Bringing Empathy to the Workplace
Research has shown that successful leaders must be “person-focused.” They should be able to work well with people from varying backgrounds, such as countries, cultures, and socio-economic strata. The ability to be compassionate and to be able to connect with people personally and professionally is an attribute that makes leadership highly effective.
There are seven (7) steps that people can take to become more empathetic. As we stated at the beginning of this blog, it all begins with consciousness. The first step is becoming aware of how empathetic you are – or are not.
- Understand the significance of embracing empathetic leadership. It is important to understand that this is not another new age cooperate fad. Empathy delivers tangible results. It has a direct impact on employee performance and the company’s balance sheet. It promotes physical and mental well-being in the workplace. All stakeholders have a better quality of life since a major part of their lives is spent in the workplace. Leaders who want to embrace empathy need to understand its financial, cultural, personal, and organizational benefits. This is the first and the most important step.
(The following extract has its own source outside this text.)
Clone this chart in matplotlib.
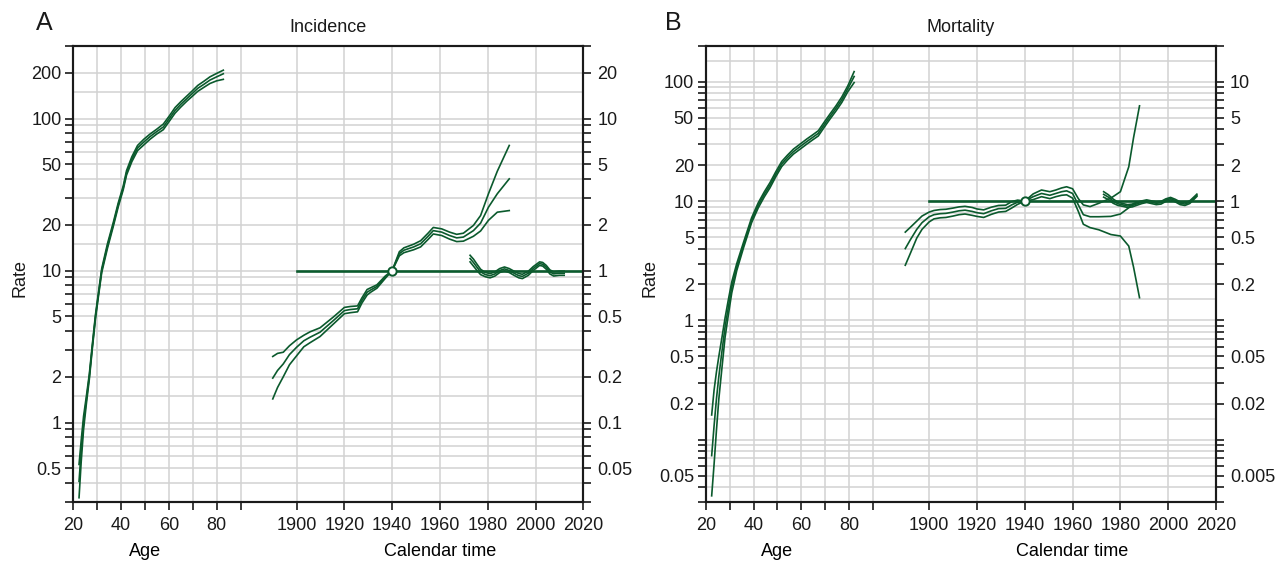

- Improve listening and observational skills. These are very important traits. Empathetic leaders are great listeners. They can pick verbal and non-verbal cues. When they’re talking to people around them, they are “in the moment.” Instead of asserting their authority, they are actively interested in getting another’s perspective. Listening and observational skills can be improved with proper training. There are dedicated courses available for leaders to develop their active listening skills.
- Regularly ask questions. Ask questions like: How are you today? Do you have some suggestions for me? How can I help you work better? Are you able to manage your work? What stops you from giving your best? Are you able to communicate?
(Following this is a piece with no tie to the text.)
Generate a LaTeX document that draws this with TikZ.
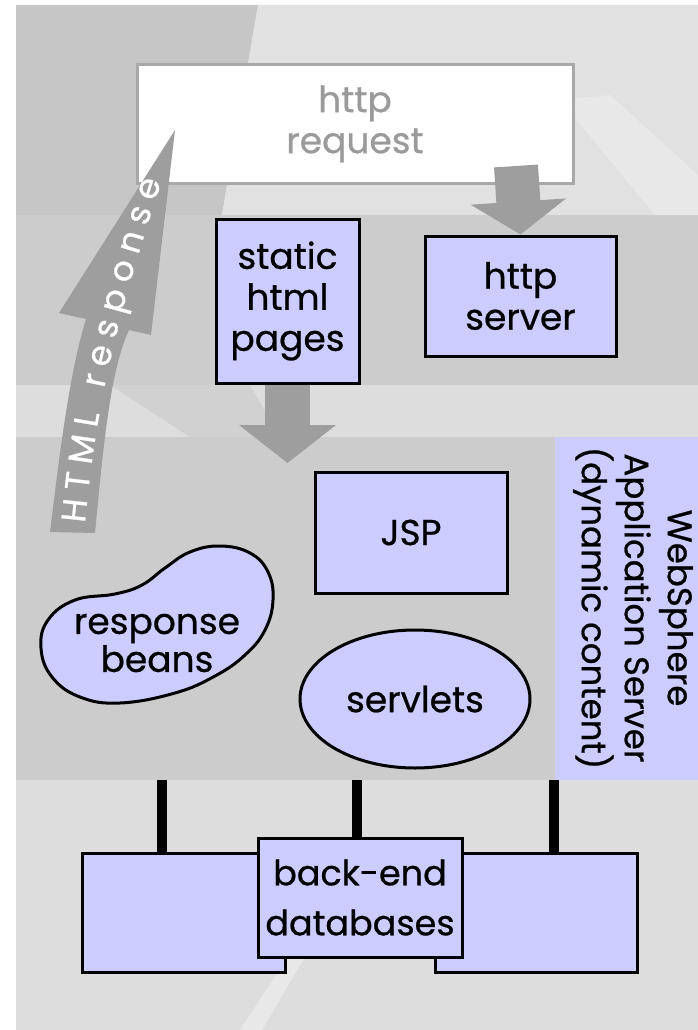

- Be genuinely eager to get to know your team members. The employees of the company are not cogs in a machine. They have likes and dislikes. They have anxieties. They have biases. Their personal and professional lives often overlap. They may have health issues.
- Proactively create opportunities to get to know your team members. Schedule individual appointments just to talk to them and get to know them better. Ask them how they feel about the work environment or whether they are comfortable. Make it all about them. Allow them to communicate without fear of any negative reaction. Take a genuine interest in what they have to say.
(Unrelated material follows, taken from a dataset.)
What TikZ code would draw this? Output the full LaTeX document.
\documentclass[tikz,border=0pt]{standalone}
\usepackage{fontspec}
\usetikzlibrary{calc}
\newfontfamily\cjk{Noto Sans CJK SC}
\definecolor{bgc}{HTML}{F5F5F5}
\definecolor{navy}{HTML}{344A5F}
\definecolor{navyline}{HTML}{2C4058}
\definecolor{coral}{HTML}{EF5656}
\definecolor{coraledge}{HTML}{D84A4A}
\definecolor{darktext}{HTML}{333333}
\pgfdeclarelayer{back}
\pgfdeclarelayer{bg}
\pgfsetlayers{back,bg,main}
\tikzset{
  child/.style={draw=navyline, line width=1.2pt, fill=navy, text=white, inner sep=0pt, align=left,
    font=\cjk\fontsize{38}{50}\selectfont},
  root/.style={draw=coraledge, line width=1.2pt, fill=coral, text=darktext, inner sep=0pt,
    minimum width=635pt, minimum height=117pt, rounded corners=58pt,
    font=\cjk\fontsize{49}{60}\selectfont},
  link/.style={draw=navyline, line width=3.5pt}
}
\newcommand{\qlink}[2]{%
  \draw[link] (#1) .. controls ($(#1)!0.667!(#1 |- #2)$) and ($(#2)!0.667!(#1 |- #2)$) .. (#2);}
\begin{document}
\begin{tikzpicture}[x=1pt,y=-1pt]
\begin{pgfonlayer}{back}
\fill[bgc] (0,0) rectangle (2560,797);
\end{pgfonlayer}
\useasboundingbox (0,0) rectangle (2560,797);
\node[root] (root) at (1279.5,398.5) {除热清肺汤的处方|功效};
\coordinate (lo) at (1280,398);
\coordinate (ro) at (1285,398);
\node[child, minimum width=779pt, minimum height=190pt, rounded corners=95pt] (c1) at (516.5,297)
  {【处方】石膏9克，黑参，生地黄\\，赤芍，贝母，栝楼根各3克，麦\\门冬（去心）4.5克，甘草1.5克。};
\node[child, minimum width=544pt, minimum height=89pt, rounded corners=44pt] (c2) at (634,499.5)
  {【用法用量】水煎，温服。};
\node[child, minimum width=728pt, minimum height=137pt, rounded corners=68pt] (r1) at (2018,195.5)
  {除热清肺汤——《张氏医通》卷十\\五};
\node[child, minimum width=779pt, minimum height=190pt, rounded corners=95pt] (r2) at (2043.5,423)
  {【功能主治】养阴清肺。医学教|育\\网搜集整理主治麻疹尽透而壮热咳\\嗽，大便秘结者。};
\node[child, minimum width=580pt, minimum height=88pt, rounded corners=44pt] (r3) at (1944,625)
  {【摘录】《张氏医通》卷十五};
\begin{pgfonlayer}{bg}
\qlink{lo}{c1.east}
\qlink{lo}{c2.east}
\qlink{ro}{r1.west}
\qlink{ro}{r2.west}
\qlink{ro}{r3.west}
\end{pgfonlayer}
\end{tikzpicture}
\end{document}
- Don’t hide your vulnerability. Just because you are a leader, it doesn’t mean that you’re not vulnerable to misunderstanding, decision paralysis, lack of ideas and mental and physical obstacles. Share your vulnerabilities when talking to your team members. Seek solutions to your problems. Ask them questions. Let them realize their professional and intellectual capacities. They will feel more comfortable. They will be able to relate better. They will be more forthcoming with their own vulnerabilities. A kinship will develop.
- Be the change you want to see in others. In other words, lead by example. Reach out. Create a safe space for everyone. Encourage workers to listen to each other. Embrace mistakes and learn from them. Show genuine care in people’s well-being. Facilitate accommodation and adaptation for different needs. Practice patience.
Above all, accept that empathy can be learned and internalized with proper and sustained training. Sure, it comes more naturally to some, but for many individuals, it comes through learning, orientation, and perception-shaping. Use this knowledge to your advantage by getting a timely edge over the other people who are competing for YOUR next leadership job.